Ultimately, the resolution was rejected by the University Senate even though it was broadly supported by the humanities faculty after the University Library came out in heavy opposition to it, noting that the delay would put the funding for the UGL conversion at risk.
Since then, Mathisen has proposed a resolution in the LAS faculty senate calling for the college of LAS to create an independent ad hoc committee “to continue dialogue with the library administration and advocate for the interests of our undergraduates during the renovation.”
Despite this, the University Library maintains that student and faculty interests were always represented during the planning process for renovations.
Wilkin pointed out that the Library Consultation Working Group, which was created by the provost to discuss the renovations, was largely composed of faculty as well as an undergraduate and a graduate student.
Additionally, he noted that the University Library held several town halls where the University Library presented its renovation plan and answered questions about it.

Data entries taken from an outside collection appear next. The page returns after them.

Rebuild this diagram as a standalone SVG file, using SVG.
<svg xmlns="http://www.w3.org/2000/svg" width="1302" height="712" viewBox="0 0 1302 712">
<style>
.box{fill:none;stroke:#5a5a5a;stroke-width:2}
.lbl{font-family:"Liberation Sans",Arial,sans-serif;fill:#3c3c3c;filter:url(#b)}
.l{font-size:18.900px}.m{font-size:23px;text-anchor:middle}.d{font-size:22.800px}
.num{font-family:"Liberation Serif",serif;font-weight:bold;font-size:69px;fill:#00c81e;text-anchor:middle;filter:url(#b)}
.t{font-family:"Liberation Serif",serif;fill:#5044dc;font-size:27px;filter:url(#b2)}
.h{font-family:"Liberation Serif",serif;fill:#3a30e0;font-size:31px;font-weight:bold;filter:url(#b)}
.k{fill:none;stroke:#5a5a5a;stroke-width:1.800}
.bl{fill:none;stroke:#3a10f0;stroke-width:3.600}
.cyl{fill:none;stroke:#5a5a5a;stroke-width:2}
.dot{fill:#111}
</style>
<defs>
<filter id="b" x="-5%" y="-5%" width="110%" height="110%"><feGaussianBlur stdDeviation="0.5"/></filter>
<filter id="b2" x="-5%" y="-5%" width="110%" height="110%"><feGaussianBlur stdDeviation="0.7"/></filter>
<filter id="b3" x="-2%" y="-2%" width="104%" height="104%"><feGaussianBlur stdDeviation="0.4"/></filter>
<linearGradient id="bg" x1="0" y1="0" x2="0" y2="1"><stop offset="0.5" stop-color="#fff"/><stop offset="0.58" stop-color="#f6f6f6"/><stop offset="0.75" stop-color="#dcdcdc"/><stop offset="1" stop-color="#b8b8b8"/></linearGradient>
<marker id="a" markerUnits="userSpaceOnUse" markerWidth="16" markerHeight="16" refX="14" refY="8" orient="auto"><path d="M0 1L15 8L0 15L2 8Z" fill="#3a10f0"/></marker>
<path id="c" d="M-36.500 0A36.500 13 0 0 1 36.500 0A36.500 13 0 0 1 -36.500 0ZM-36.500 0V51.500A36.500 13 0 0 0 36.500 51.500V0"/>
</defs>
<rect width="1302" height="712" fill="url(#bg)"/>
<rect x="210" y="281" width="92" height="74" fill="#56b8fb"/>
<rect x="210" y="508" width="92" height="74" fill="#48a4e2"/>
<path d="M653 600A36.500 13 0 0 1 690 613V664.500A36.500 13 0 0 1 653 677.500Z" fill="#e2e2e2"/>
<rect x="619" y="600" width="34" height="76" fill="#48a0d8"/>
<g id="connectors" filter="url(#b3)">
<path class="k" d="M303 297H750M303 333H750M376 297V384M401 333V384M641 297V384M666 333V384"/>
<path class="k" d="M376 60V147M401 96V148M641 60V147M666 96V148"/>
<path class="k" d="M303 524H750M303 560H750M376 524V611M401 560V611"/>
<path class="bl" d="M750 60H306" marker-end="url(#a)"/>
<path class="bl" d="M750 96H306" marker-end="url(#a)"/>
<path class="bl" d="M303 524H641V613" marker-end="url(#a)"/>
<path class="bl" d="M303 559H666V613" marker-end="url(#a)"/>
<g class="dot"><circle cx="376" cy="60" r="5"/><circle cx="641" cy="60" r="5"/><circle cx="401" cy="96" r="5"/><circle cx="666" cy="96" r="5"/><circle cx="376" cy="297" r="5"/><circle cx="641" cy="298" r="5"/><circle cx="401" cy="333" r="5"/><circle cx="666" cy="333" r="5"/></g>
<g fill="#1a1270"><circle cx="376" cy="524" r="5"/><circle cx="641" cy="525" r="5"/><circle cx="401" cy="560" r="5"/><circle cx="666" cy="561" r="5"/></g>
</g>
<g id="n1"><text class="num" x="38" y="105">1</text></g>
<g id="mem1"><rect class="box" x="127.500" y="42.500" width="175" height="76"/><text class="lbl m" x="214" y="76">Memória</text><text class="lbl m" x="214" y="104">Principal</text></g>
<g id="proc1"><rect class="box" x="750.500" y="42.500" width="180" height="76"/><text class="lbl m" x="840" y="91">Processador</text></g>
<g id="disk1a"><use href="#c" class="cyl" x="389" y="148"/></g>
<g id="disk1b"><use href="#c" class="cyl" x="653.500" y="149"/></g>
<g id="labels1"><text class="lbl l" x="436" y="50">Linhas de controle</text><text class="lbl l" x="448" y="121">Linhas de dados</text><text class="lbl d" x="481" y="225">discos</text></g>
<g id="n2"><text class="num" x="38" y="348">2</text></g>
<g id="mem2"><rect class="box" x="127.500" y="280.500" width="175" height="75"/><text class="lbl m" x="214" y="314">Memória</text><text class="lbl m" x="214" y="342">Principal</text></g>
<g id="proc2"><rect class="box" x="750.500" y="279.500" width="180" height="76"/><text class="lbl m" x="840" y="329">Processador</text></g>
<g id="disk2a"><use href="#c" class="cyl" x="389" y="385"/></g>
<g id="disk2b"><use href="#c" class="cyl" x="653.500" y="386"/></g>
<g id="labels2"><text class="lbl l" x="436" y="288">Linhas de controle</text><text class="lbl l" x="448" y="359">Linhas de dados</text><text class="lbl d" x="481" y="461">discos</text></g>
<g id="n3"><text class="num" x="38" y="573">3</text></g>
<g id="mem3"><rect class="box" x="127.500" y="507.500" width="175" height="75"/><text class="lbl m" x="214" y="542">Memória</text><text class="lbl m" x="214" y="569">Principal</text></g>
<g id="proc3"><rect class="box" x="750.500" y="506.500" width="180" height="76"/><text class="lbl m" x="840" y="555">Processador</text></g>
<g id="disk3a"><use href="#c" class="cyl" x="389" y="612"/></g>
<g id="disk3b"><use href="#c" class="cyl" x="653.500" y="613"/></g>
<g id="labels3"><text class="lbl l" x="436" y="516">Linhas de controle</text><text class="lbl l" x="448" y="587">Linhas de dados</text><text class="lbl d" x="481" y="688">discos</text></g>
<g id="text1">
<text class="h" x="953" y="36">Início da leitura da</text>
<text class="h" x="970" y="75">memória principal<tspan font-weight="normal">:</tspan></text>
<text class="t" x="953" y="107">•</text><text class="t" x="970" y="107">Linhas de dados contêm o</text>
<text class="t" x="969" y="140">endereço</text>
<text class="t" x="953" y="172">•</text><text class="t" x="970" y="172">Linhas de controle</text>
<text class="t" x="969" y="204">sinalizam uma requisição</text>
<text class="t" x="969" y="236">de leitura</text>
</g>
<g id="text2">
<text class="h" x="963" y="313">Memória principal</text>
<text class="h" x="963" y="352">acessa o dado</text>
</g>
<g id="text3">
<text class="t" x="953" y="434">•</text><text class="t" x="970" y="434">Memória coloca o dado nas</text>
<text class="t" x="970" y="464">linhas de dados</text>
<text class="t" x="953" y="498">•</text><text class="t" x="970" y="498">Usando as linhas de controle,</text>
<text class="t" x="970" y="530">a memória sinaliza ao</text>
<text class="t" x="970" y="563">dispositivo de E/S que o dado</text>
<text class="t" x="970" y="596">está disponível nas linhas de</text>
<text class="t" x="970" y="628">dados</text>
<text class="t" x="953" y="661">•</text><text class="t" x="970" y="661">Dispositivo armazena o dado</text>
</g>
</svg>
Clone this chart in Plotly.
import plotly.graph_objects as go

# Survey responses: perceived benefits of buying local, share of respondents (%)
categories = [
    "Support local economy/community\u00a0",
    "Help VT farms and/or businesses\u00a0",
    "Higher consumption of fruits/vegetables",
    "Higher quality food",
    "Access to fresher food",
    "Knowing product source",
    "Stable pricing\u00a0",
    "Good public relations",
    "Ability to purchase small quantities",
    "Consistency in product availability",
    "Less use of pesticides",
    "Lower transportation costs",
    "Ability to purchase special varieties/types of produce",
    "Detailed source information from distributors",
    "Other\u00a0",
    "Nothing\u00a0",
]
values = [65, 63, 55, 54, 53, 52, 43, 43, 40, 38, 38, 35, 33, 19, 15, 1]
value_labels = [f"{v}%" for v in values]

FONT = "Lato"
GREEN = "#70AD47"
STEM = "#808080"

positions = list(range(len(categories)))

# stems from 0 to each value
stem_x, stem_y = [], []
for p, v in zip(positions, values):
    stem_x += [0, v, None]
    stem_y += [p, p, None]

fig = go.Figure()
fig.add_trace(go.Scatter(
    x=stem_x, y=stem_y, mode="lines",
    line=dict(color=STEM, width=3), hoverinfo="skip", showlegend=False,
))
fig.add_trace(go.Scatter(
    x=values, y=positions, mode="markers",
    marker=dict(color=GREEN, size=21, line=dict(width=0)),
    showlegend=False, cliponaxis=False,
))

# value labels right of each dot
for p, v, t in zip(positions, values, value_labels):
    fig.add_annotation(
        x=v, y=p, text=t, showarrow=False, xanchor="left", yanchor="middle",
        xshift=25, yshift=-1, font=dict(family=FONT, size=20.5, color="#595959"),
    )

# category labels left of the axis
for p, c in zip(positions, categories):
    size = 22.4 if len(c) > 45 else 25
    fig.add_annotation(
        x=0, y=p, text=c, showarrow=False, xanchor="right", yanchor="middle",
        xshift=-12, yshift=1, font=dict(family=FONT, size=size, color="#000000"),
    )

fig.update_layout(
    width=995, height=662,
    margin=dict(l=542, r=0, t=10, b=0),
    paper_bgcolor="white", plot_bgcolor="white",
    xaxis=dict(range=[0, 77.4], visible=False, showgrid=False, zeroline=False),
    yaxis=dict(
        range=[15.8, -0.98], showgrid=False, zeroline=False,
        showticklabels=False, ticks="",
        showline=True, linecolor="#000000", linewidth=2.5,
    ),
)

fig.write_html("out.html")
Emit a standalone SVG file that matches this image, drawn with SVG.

Sara Holder and David Ward, co-chairs of the Undergraduate/Main Library Integration Working Group noted that they consulted with different “focus groups” of students when developing their plan for undergraduate services.

Moving forward

The UGL will remain open next fall, though it is set to close in January 2022, when the building will be vacated, with estimated due date of 2024 for the conversion.
Beyond that however, there is no timetable set in stone for the other stages of the renovation project.
Wilkin could not provide an exact time for when construction on the Main Library infill will begin, only that he “can say for sure that they wouldn’t start until after 2024” when the UGL conversion is complete.
“We have some of the most extraordinary rare and archival collections in the world, and we’re going to create a home for them,” Wilkin said.